The league was developed last year to give children ages 7 to 12 who have “mild life challenges,” such as ADHD, apraxia, auditory processing disorders, speech delays and dyslexia, a chance to play baseball just like other children their age, Wickley said. He brought the idea of the league to the Murphey Candler board, because his son, Jackson, has speech delays and auditory processing disorder.
Last year’s first season was a success with about 40 children participating on a total of four teams. Wickley said the kids, including his son, had a blast.
“One of the coolest things that have come out of this is just how much these kids have connected with their dads again,” he added.
The Frontier League is set up slightly different than mainstream baseball, Wickley said.
“It’s less intense baseball,” he said. “We shorten the runs per inning so we’re in and off the field quicker, so they’re not sitting out in the outfield for a half an hour getting bored.
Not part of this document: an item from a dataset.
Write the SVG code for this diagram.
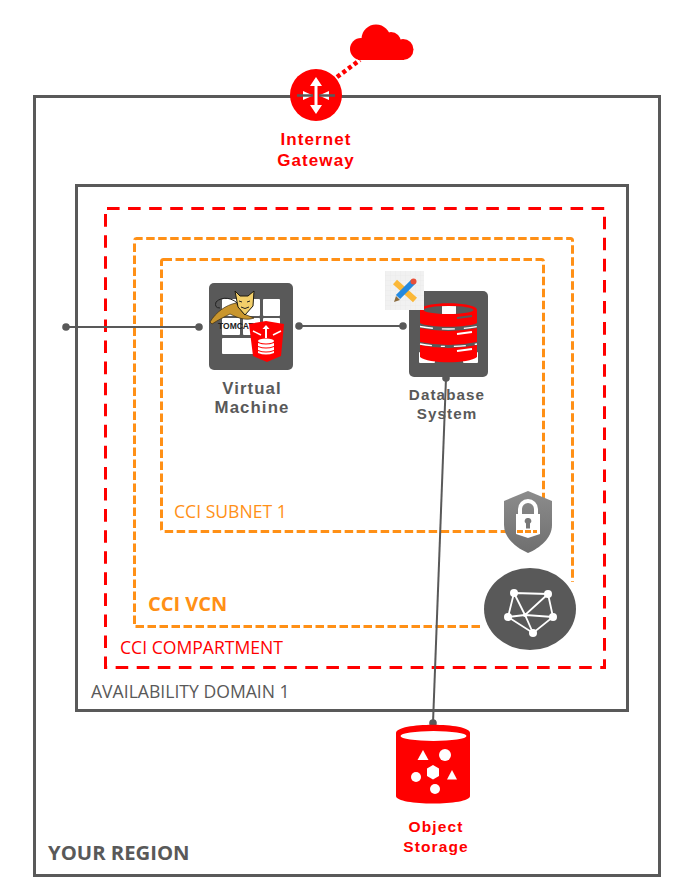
<svg xmlns="http://www.w3.org/2000/svg" width="686" height="886" viewBox="0 0 686 886">
<style>
.box{fill:none;stroke:#595959;stroke-width:3}
.red{fill:none;stroke:#f00;stroke-width:3;stroke-dasharray:12.6 8.47;stroke-dashoffset:-1.5}
.org{fill:none;stroke:#ff9016;stroke-width:3;stroke-dasharray:8.500 3.500}
.conn{fill:none;stroke:#595959;stroke-width:2}
.dot{fill:#595959}
.lbl{font-family:"Open Sans","Noto Sans",sans-serif;font-size:17.600px}
.cap{font-family:"Liberation Sans",Arial,sans-serif;font-size:15.500px;font-weight:700;letter-spacing:1.100px;text-anchor:middle}
.r{fill:#f00}.g{fill:#595959}.w{fill:#fff}
</style>
<defs>
<linearGradient id="sh" x1="0" y1="0" x2="0" y2="1"><stop offset="0" stop-color="#8c8c8c"/><stop offset="1" stop-color="#6f6f6f"/></linearGradient>
<pattern id="grid" width="5" height="5" patternUnits="userSpaceOnUse"><rect width="5" height="5" fill="#f1f1f1"/><path d="M5 0H0V5" fill="none" stroke="#e6e6e6" stroke-width=".6"/></pattern>
<clipPath id="topdisk"><ellipse cx="448.500" cy="310" rx="25" ry="4"/></clipPath>
</defs>

<g id="region"><rect class="box" x="34.500" y="96.500" width="625" height="779"/><text class="lbl" x="48" y="860" style="font-size:20.300px;font-weight:700" fill="#595959">YOUR REGION</text></g>
<g id="availability-domain"><rect class="box" x="76.500" y="185.500" width="551" height="525"/><text class="lbl" x="91" y="698" fill="#595959">AVAILABILITY DOMAIN 1</text></g>
<g id="compartment"><rect class="red" x="105.500" y="208.500" width="499" height="459"/><text class="lbl" x="120" y="654" fill="#f00">CCI COMPARTMENT</text></g>
<g id="vcn"><path class="org" d="M480 626.500H134.500V240.500Q134.500 238.500 136.500 238.500H570.500Q572.500 238.500 572.500 240.500V582"/><text class="lbl" x="148" y="611" style="font-size:20px;font-weight:700" fill="#ff9016">CCI VCN</text></g>
<g id="subnet"><rect class="org" x="161.500" y="259.500" width="382" height="272" rx="2"/><text class="lbl" x="174" y="518" fill="#ff9016">CCI SUBNET 1</text></g>

<g id="connectors">
<path class="conn" d="M66 327H199"/><circle class="dot" cx="66" cy="327" r="3.800"/><circle class="dot" cx="199" cy="327" r="3.800"/>
<path class="conn" d="M299 326H403"/><circle class="dot" cx="299" cy="326" r="3.800"/><circle class="dot" cx="403" cy="326" r="3.800"/>
<path class="conn" d="M446 378L433 723"/><circle class="dot" cx="446" cy="378" r="3.800"/><circle class="dot" cx="433" cy="723" r="3.800"/>
<path d="M337 77L360 60" fill="none" stroke="#f00" stroke-width="4.500" stroke-dasharray="4 3"/>
</g>

<g id="internet-gateway">
<g class="r"><circle cx="361" cy="49" r="11"/><circle cx="376" cy="39" r="14.500"/><circle cx="391" cy="42" r="10"/><circle cx="403" cy="49.500" r="10.500"/><rect x="358" y="44" width="46" height="16"/></g>
<circle class="r" cx="316" cy="95" r="26"/>
<g class="w"><rect x="314.500" y="84" width="3" height="24"/><path d="M316 77l-6 9h12zM316 114l-6-9h12zM303 91v9l10-4.500zM329 91v9l-10-4.500z"/></g>
<path d="M297 95.500H313M319 95.500H335" stroke="#595959" stroke-width="2.500" fill="none"/>
<text class="cap" style="font-size:17px" fill="#f00"><tspan x="316" y="145">Internet</tspan><tspan x="316" y="166">Gateway</tspan></text>
</g>

<g id="virtual-machine">
<rect class="g" x="209" y="283" width="84" height="87" rx="5"/>
<g class="w"><rect x="222" y="299" width="18" height="17" rx="1"/><rect x="243" y="299" width="17" height="17" rx="1"/><rect x="263" y="299" width="17" height="17" rx="1"/><rect x="222" y="318" width="18" height="17" rx="1"/><rect x="243" y="318" width="17" height="17" rx="1"/><rect x="263" y="318" width="17" height="17" rx="1"/><rect x="222" y="338" width="38" height="16" rx="1"/></g>
<path d="M240 306C233 297 222 296 216 302M216 302q-2 6 4 6" fill="none" stroke="#222" stroke-width="1"/>
<path d="M210 322C216 312 226 305 236 303L244 314L254 318C246 321 238 318 230 314C224 317 218 320 212 324z" fill="#c9962e" stroke="#3a2a10" stroke-width=".7"/>
<path d="M235 291L240 296H248L254 291L253 306L245 315L238 307z" fill="#f2cf6a" stroke="#1e1a0e" stroke-width="1"/>
<path d="M239 301l3 1M247 302l3-1M241 307q4 3 8 0" fill="none" stroke="#222" stroke-width="1"/>
<text x="218" y="329" font-family="Liberation Sans,Arial,sans-serif" font-size="8.500" font-weight="700" fill="#222">TOMCAT</text>
<path class="r" d="M266 321L284 324L281 356L267 362L253 356L249 324z"/>
<path class="w" d="M265 338v-9h-2.500l3.500-4l3.500 4h-2.500v9z"/>
<path d="M253 331l8 4M281 331l-8 4" stroke="#fff" stroke-width="1.500" fill="none"/>
<ellipse class="w" cx="266" cy="341" rx="8" ry="2.500"/><path class="w" d="M258 343q8 3 16 0v3q-8 3-16 0zM258 347q8 3 16 0v3q-8 3-16 0zM258 351q8 3 16 0v2q-8 3-16 0z"/>
<text class="cap" style="font-size:16.800px" fill="#595959"><tspan x="252" y="394">Virtual</tspan><tspan x="252" y="413">Machine</tspan></text>
</g>

<g id="database-system">
<rect class="g" x="409" y="291" width="79" height="86" rx="5"/>
<g class="w"><rect x="419" y="352" width="16" height="11" rx="1"/><rect x="463" y="352" width="15" height="11" rx="1"/></g>
<path class="r" d="M420 310c0-9 57-9 57 0v13c-8 5-49 5-57 0z"/>
<ellipse class="g" cx="448.500" cy="310" rx="25" ry="4"/>
<rect class="w" x="442" y="304" width="14" height="12" clip-path="url(#topdisk)"/>
<path class="r" d="M420 328q28.500 6 57 0v14q-28.500 6-57 0z"/>
<path class="r" d="M420 345q28.500 6 57 0v12c-8 7-49 7-57 0z"/>
<path d="M457 318l15-2M457 337" stroke="#595959" stroke-width="2" fill="none"/>
<path d="M457 334l15-2M457 351l15-2" stroke="#fff" stroke-width="2" fill="none"/>
<path d="M420 326.500q28.500 5 57 0" stroke="#fff" stroke-width="1.300" stroke-dasharray="13 9" fill="none"/>
<path d="M420 344q28.500 5 57 0" stroke="#fff" stroke-width="1.300" stroke-dasharray="12 9 4 9" fill="none"/>
<text class="cap" style="font-size:15.200px" fill="#595959"><tspan x="447" y="400">Database</tspan><tspan x="447" y="419">System</tspan></text>
</g>

<g id="design-icon">
<rect x="385" y="271" width="39" height="39" fill="url(#grid)"/>
<path d="M395 282L415 300" stroke="#fbb838" stroke-width="6" fill="none"/>
<path d="M413 282L398 297" stroke="#2389e0" stroke-width="6" fill="none"/>
<path d="M396 296l4 4l-6 2z" fill="#8a6a3c"/>
<circle cx="413.500" cy="281.500" r="3" fill="#e8503a"/>
</g>

<g id="security-list">
<path fill="url(#sh)" d="M528 491L552 501V525C552 538 540 548 528 553C516 548 504 538 504 525V501z"/>
<path d="M520 515v-6a8 8 0 0 1 16 0v6" fill="none" stroke="#fff" stroke-width="4"/>
<path class="w" d="M516 514h24v20l-12 4l-12-4z"/>
<path d="M528 518a3 3 0 0 1 2 5.500v5h-4v-5a3 3 0 0 1 2-5.500z" fill="#777"/>
<path d="M517 531.500h6M525 531.500h6M533 531.500h4" stroke="#ff9016" stroke-width="3" fill="none"/>
</g>

<g id="vcn-icon">
<ellipse cx="530" cy="609" rx="46" ry="41" fill="#595959"/>
<g fill="none" stroke="#fff" stroke-width="1.800"><path d="M514 593L548 594L553 617L533 633L508 617z"/><path d="M514 593L525 615L533 633M548 594L525 615L553 617M508 617L525 615"/></g>
<g class="w"><circle cx="514" cy="593" r="4"/><circle cx="548" cy="594" r="4"/><circle cx="553" cy="617" r="4"/><circle cx="533" cy="633" r="4"/><circle cx="508" cy="617" r="4"/><circle cx="525" cy="615" r="2"/></g>
</g>

<g id="object-storage">
<path class="r" d="M396 733C396 722 470 722 470 733V796C470 806 396 806 396 796z"/>
<ellipse class="w" cx="433.500" cy="736" rx="33" ry="5"/>
<path class="w" d="M423 750l5.500 10h-11z"/><circle class="w" cx="445" cy="755" r="6"/>
<path class="w" d="M433 765l6 3.500v7.500l-6 3.500l-6-3.500v-7.500z"/><circle class="w" cx="416" cy="777" r="5"/><path class="w" d="M452 770l5 9.500h-10z"/><circle class="w" cx="435" cy="789" r="5"/>
<text class="cap" fill="#f00"><tspan x="436" y="832">Object</tspan><tspan x="436" y="852">Storage</tspan></text>
</g>
</svg>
We keep the team sizes small so we don’t have 12 kids in the dugout at any time.”
Other than that, the players wear the same type of team uniforms as those in the Murphey Candler Little League, and they participate in opening day ceremonies at the park, Wickley said.
Sign-ups for the spring season will continue through the next few weeks or until the league hits its capacity of about 80 players. The first practices start March 3. Wickley said about 60 participants were signed up by last week.
“Of the roughly 40 kids we had in the fall, I think all but three signed up to play again, and those three didn’t sign up because they were playing soccer,” he said. “That’s a pretty good return rate.”
He is anticipating the league will be broken up into eight teams this season, twice as many as last year.